Dalam Pasal 1 Ayat 11 PP 43/2021 disebutkan bahwa “keterlanjuran” adalah kondisi di mana izin, konsesi, hak atas tanah, dan atau hak pengelolaan yang diterbitkan berdasarkan ketentuan peraturan perundang-undangan yang pada saat itu berlaku, namun menjadi tidak sesuai dengan ketentuan peraturan perundang-undangan yang berlaku saat ini.
“Pasal tersebut mampu menjadi dasar penyelesaian permasalahan ketidaksesuaian izin atau konsensi dalam pengelolaan lahan yang telah dikuasai dan dimanfaatkan masyarakat di dalam kawasan hutan,” jelas Surya.

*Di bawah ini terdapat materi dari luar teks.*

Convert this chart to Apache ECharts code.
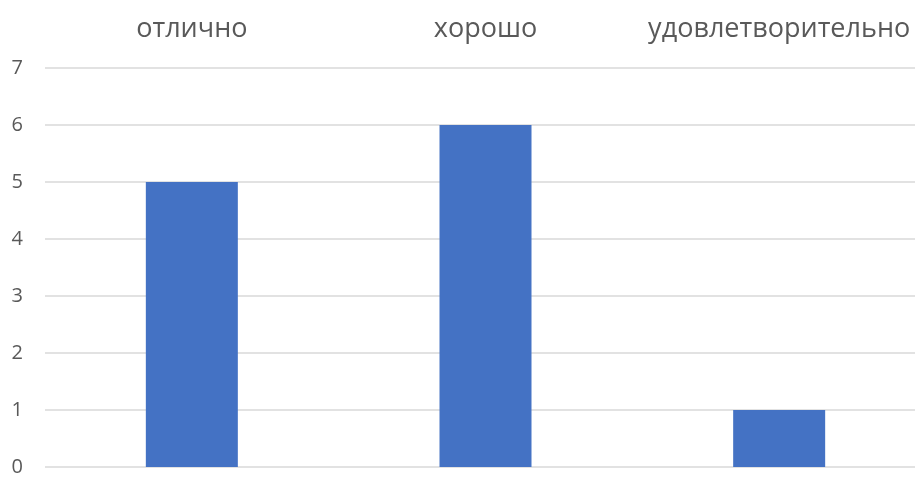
<!DOCTYPE html>
<html><head><meta charset="utf-8">
<script src="https://cdn.jsdelivr.net/npm/echarts@6/dist/echarts.min.js"></script>
<style>html,body{margin:0;padding:0;background:#fff;overflow:hidden;width:915px;height:477px}#c{width:926px;height:477px}</style>
</head><body><div id="c"></div>
<script>
const categories = ['отлично', 'хорошо', 'удовлетворительно'];
const values = [5, 6, 1];
const yTicks = [0, 7, 1];
const chart = echarts.init(document.getElementById('c'));
chart.setOption({
  animation: false,
  grid: { left: 45, right: 0, top: 68, bottom: 8, containLabel: false },
  xAxis: {
    type: 'category', data: categories, position: 'top',
    axisLine: { show: false }, axisTick: { show: false },
    axisLabel: { color: '#595959', fontSize: 27, fontFamily: 'Open Sans', margin: 25, interval: 0 }
  },
  yAxis: {
    type: 'value', min: yTicks[0], max: yTicks[1], interval: yTicks[2],
    axisLine: { show: false }, axisTick: { show: false },
    axisLabel: { color: '#595959', fontSize: 20, fontFamily: 'Open Sans', margin: 22 },
    splitLine: { lineStyle: { color: '#d9d9d9', width: 1.5 } }
  },
  series: [{ type: 'bar', data: values, barWidth: 92, itemStyle: { color: '#4472C4' } }]
});
</script></body></html>
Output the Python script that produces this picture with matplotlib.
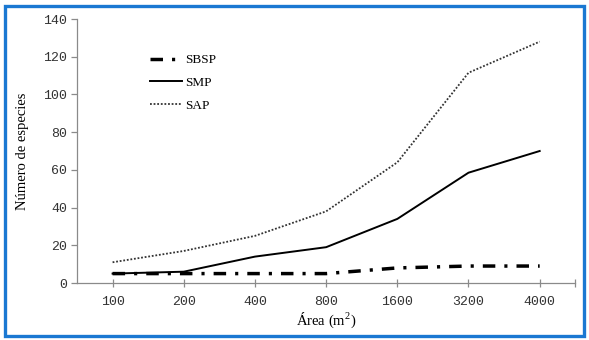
import matplotlib
matplotlib.use("Agg")
import matplotlib.pyplot as plt
from matplotlib.patches import Rectangle

# data
areas = ["100", "200", "400", "800", "1600", "3200", "4000"]
sbsp = [5, 5, 5, 5, 8, 9, 9]
smp = [5, 6, 14, 19, 34, 58.5, 70]
sap = [11, 17, 25, 38, 64, 111.5, 128]
yticks = [0, 20, 40, 60, 80, 100, 120, 140]

serif = "Liberation Serif"
mono = "Liberation Mono"
gray = "#8a8a8a"
plt.rcParams["mathtext.fontset"] = "custom"
plt.rcParams["mathtext.rm"] = serif

fig = plt.figure(figsize=(5.89, 3.40), dpi=100)
ax = fig.add_axes([0.1307, 0.1676, 0.846, 0.7765])

x = list(range(len(areas)))
l1, = ax.plot(x, sbsp, color="black", lw=2.5, label="SBSP")
l1.set_dashes((3.6, 2.6, 0.9, 2.6))
ax.plot(x, smp, color="black", lw=1.4, label="SMP")
ax.plot(x, sap, color="#333333", lw=1.3, linestyle=(0, (1, 1)), label="SAP")

ax.set_xlim(-0.5, len(areas) - 0.5)
ax.set_ylim(0, 140)
ax.set_yticks(yticks)
ax.set_xticks(x)
ax.set_xticklabels(areas)
ax.set_xticks([len(areas) - 0.5], minor=True)

for s in ("top", "right"):
    ax.spines[s].set_visible(False)
for s in ("left", "bottom"):
    ax.spines[s].set_color(gray)
    ax.spines[s].set_linewidth(0.9)

ax.tick_params(axis="y", direction="out", length=4, color=gray, width=0.9, pad=3)
ax.tick_params(axis="x", which="both", direction="inout", length=6, color=gray,
               width=0.9, pad=6)
for lab in ax.get_xticklabels() + ax.get_yticklabels():
    lab.set_fontfamily(mono)
    lab.set_fontsize(9.5)
    lab.set_color("#333333")

ax.set_ylabel("Número de especies", fontfamily=serif, fontsize=10.5, labelpad=10)
ax.set_xlabel(r"Área (m$^\mathrm{2}$)", fontfamily=serif, fontsize=10.5, labelpad=2)

ax.legend(loc="upper left", bbox_to_anchor=(150 / 589, 1 - 54 / 340),
          bbox_transform=fig.transFigure, frameon=False, borderpad=0,
          borderaxespad=0, handlelength=2.4, handletextpad=0.25,
          labelspacing=0.8, prop={"family": serif, "size": 9.5})

fig.patches.append(Rectangle((5 / 589, 4 / 340), 579 / 589, 330 / 340,
                             transform=fig.transFigure, fill=False,
                             edgecolor="#1a78d2", lw=2.4))

fig.savefig("out.png", dpi=100)
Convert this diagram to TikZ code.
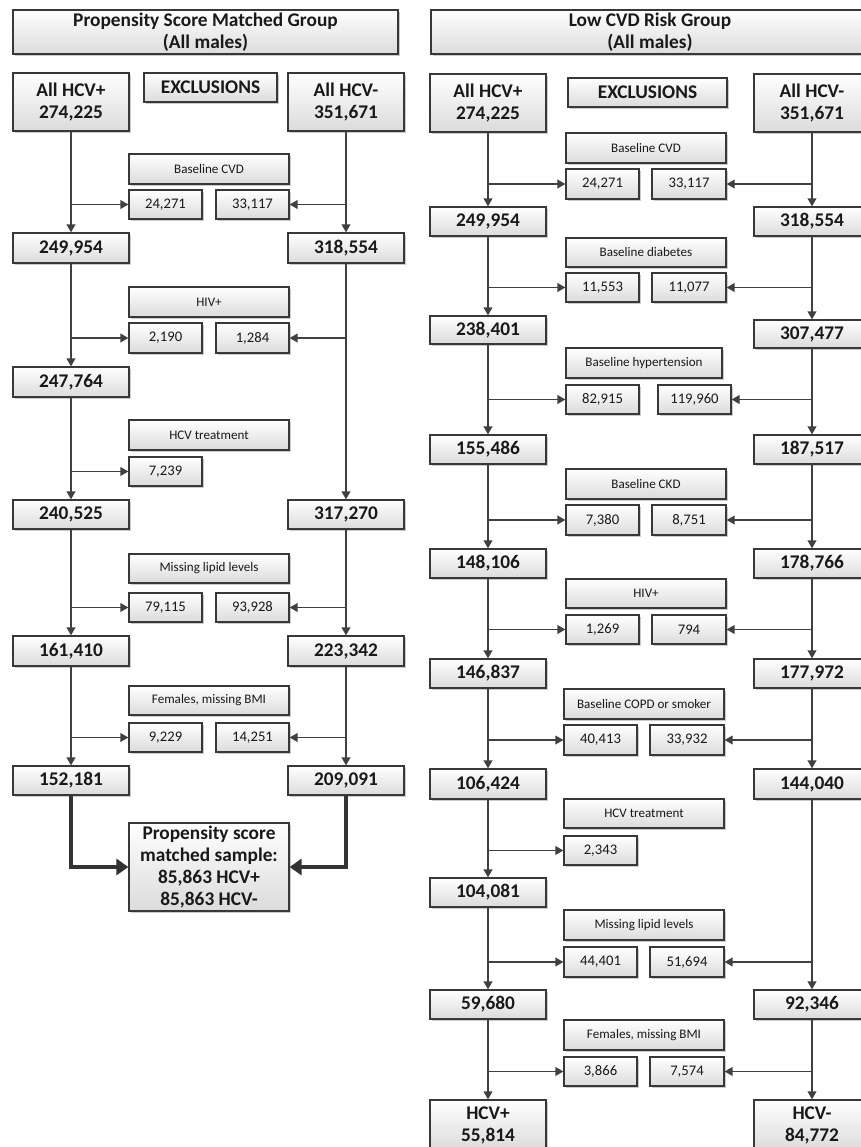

Lebih lanjut Surya dalam pesannya menyampaikan proses penyelesaian permasalahan di kawasan hutan harus berpihak terhadap kepentingan masyarakat.
Dia berharap pertemuan ini bisa menjadi pintu mempercepat penyelesaian permasalahan pertanahan yang terjadi.
“Dalam penyelesaian permasalahan ini kita harus berpihak, khususnya kepada masyarakat yang telah memanfaatkan lahan di area kawasan hutan apalagi masyarakat tersebut sudah memegang bukti penguasaan bahkan sudah bersertipikat,” tutup Surya.
Turut hadir dalam rapat ini Kepala Kantor Wilayah BPN Provinsi Riau M. Syahrir, Wakil Ketua Komite I DPD Fernando Sinaga, Kepala Kantor Pertanahan Kota Riau Robert H. Sirait serta perwakilan OPD di Pemerintah Provinsi Riau. (red)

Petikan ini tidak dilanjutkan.